Extracted entries -
^^^^^^^^^^^^^^^^
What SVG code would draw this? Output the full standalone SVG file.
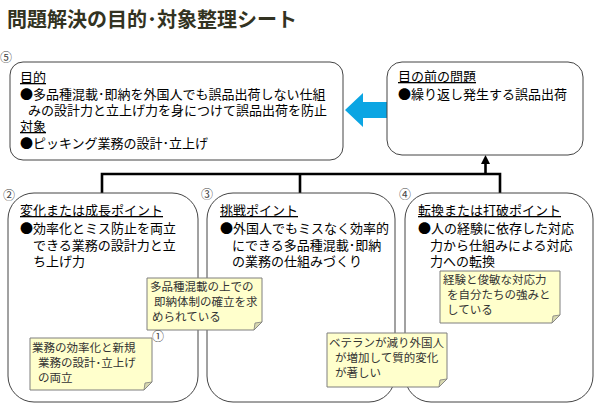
<svg xmlns="http://www.w3.org/2000/svg" width="600" height="415" viewBox="0 0 600 415">
<style>
.t{font-family:"Noto Sans CJK JP","Liberation Sans",sans-serif;font-size:13px;fill:#000}
.h{text-decoration:underline}
.n{font-family:"Noto Sans CJK JP","Liberation Sans",sans-serif;font-size:11.5px;fill:#333}
.c{font-family:"Noto Sans CJK JP","DejaVu Sans",sans-serif;font-size:12px;fill:#444}
.box{fill:#fff;stroke:#444;stroke-width:1}
.note{fill:#ffffcc;stroke:#7f7f7f;stroke-width:1}
.fold{fill:#d8d8b0;stroke:#7f7f7f;stroke-width:0.8}
.con{fill:none;stroke:#000;stroke-width:2.6}
</style>
<rect width="600" height="415" fill="#fff"/>
<text x="7" y="27" font-family="'Noto Sans CJK JP','Liberation Sans',sans-serif" font-size="20" font-weight="bold" fill="#333322">問題解決の目的･対象整理シート</text>

<g id="connectors">
<polyline class="con" points="102,193 102,174 500,174 500,193"/>
<line class="con" x1="300" y1="174" x2="300" y2="193"/>
<line class="con" x1="485.5" y1="174" x2="485.5" y2="163"/>
<polygon points="485.5,155 481,164 490,164" fill="#000"/>
<polygon points="345,110 363,93 363,102 387,102 387,118 363,118 363,127" fill="#0ba5e3"/>
</g>

<g id="n5">
<text class="c" x="0" y="62">⑤</text>
<rect class="box" x="10" y="62" width="333" height="98" rx="13"/>
<text class="t h" x="20" y="82">目的</text>
<text class="t" x="20" y="99">●多品種混載･即納を外国人でも誤品出荷しない仕組</text>
<text class="t" x="28" y="115">みの設計力と立上げ力を身につけて誤品出荷を防止</text>
<text class="t h" x="20" y="131">対象</text>
<text class="t" x="20" y="148">●ピッキング業務の設計･立上げ</text>
</g>

<g id="problem">
<rect class="box" x="387" y="62" width="196" height="93" rx="15"/>
<text class="t h" x="398" y="81">目の前の問題</text>
<text class="t" x="398" y="99">●繰り返し発生する誤品出荷</text>
</g>

<g id="n2">
<text class="c" x="3" y="200">②</text>
<rect class="box" x="8" y="193" width="190" height="209" rx="26"/>
<text class="t h" x="20" y="215">変化または成長ポイント</text>
<text class="t" x="20" y="233">●効率化とミス防止を両立</text>
<text class="t" x="33" y="250">できる業務の設計力と立</text>
<text class="t" x="33" y="266">ち上げ力</text>
</g>

<g id="n3">
<text class="c" x="201" y="199">③</text>
<rect class="box" x="207" y="193" width="188" height="209" rx="26"/>
<text class="t h" x="220" y="215">挑戦ポイント</text>
<text class="t" x="220" y="233">●外国人でもミスなく効率的</text>
<text class="t" x="232" y="250">にできる多品種混載･即納</text>
<text class="t" x="232" y="266">の業務の仕組みづくり</text>
</g>

<g id="n4">
<text class="c" x="399" y="199">④</text>
<rect class="box" x="405" y="193" width="188" height="209" rx="26"/>
<text class="t h" x="418" y="215">転換または打破ポイント</text>
<text class="t" x="418" y="233">●人の経験に依存した対応</text>
<text class="t" x="430" y="250">力から仕組みによる対応</text>
<text class="t" x="430" y="266">力への転換</text>
</g>

<g id="note1">
<path class="note" d="M147,278 H262 V322 L254,330 H147 Z"/>
<path class="fold" d="M262,322 L254,330 L255,323 Z"/>
<text class="n" x="150" y="291">多品種混載の上での</text>
<text class="n" x="154" y="306">即納体制の確立を求</text>
<text class="n" x="152" y="321">められている</text>
<text class="c" x="152" y="341" font-size="10">①</text>
</g>

<g id="note2">
<path class="note" d="M30,338 H152 V382 L144,390 H30 Z"/>
<path class="fold" d="M152,382 L144,390 L145,383 Z"/>
<text class="n" x="32" y="352">業務の効率化と新規</text>
<text class="n" x="38" y="367">業務の設計･立上げ</text>
<text class="n" x="38" y="382">の両立</text>
</g>

<g id="note3">
<path class="note" d="M327,333 H447 V379 L439,387 H327 Z"/>
<path class="fold" d="M447,379 L439,387 L440,380 Z"/>
<text class="n" x="329" y="347">ベテランが減り外国人</text>
<text class="n" x="335" y="362">が増加して質的変化</text>
<text class="n" x="335" y="377">が著しい</text>
</g>

<g id="note4">
<path class="note" d="M440,271 H560 V315 L552,323 H440 Z"/>
<path class="fold" d="M560,315 L552,323 L553,316 Z"/>
<text class="n" x="443" y="284">経験と俊敏な対応力</text>
<text class="n" x="447" y="299">を自分たちの強みと</text>
<text class="n" x="447" y="314">している</text>
</g>
</svg>
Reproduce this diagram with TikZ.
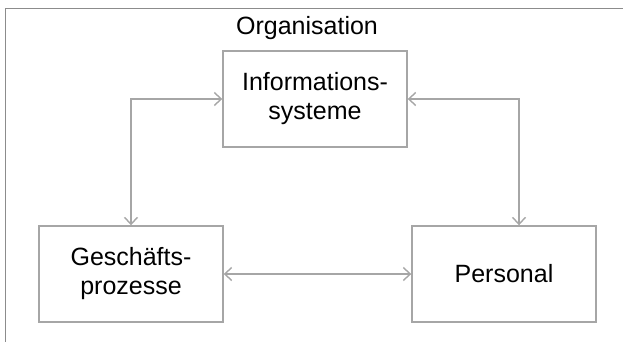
\documentclass[tikz,border=0pt]{standalone}
\usepackage{fontspec}
\setmainfont{Liberation Sans}
\usetikzlibrary{arrows.meta}
\usetikzlibrary{positioning}

\begin{document}
\begin{tikzpicture}[x=1pt,y=-1pt,>={Straight Barb[length=7pt,width=13pt]},
  box/.style={draw=black!35,line width=1.4pt,minimum width=184pt,minimum height=96pt,
    inner sep=0pt,align=center,font=\fontsize{25}{29}\selectfont},
  link/.style={draw=black!35,line width=1.4pt,<->}]

\useasboundingbox (0,0) rectangle (623,342);

% frame of the organisation
\draw [black!45,line width=1pt] (5,350) -- (5,9) -- (630,9);
\node (org) at (307,28) {\fontsize{25}{29}\selectfont Organisation};

\node [box] (is) at (315,99) {Informations-\\systeme};
\node [box] (gp) at (131,274) {Geschäfts-\\prozesse};
\node [box] (pers) at (504,274) {Personal};

\draw [link] (gp.north) |- (is.west);
\draw [link] (is.east) -| ([xshift=15pt]pers.north);
\draw [link] (gp) -- (pers);

\end{tikzpicture}
\end{document}
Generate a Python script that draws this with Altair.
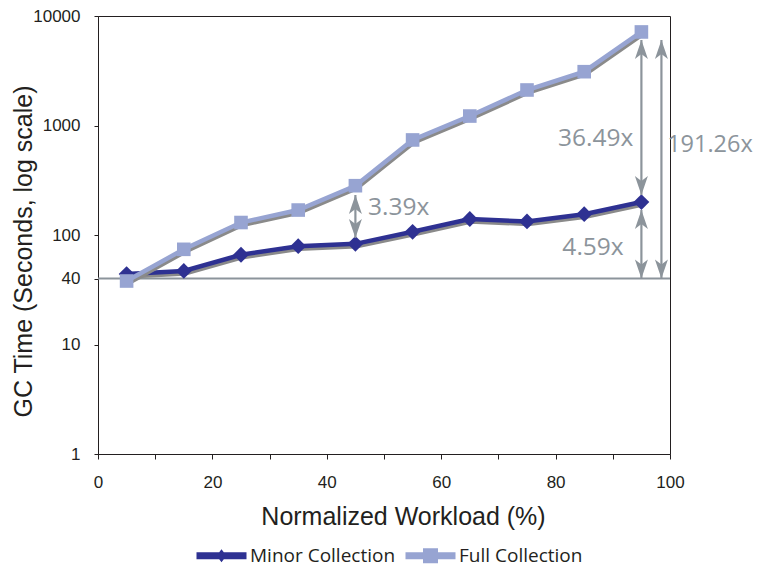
^^^^^^^^^^^^^^^^
Task description - In the records above, find the lines containing "with" and copy them.

Solved problem -
Reproduce this diagram with TikZ.
Generate a Python script that draws this with Altair.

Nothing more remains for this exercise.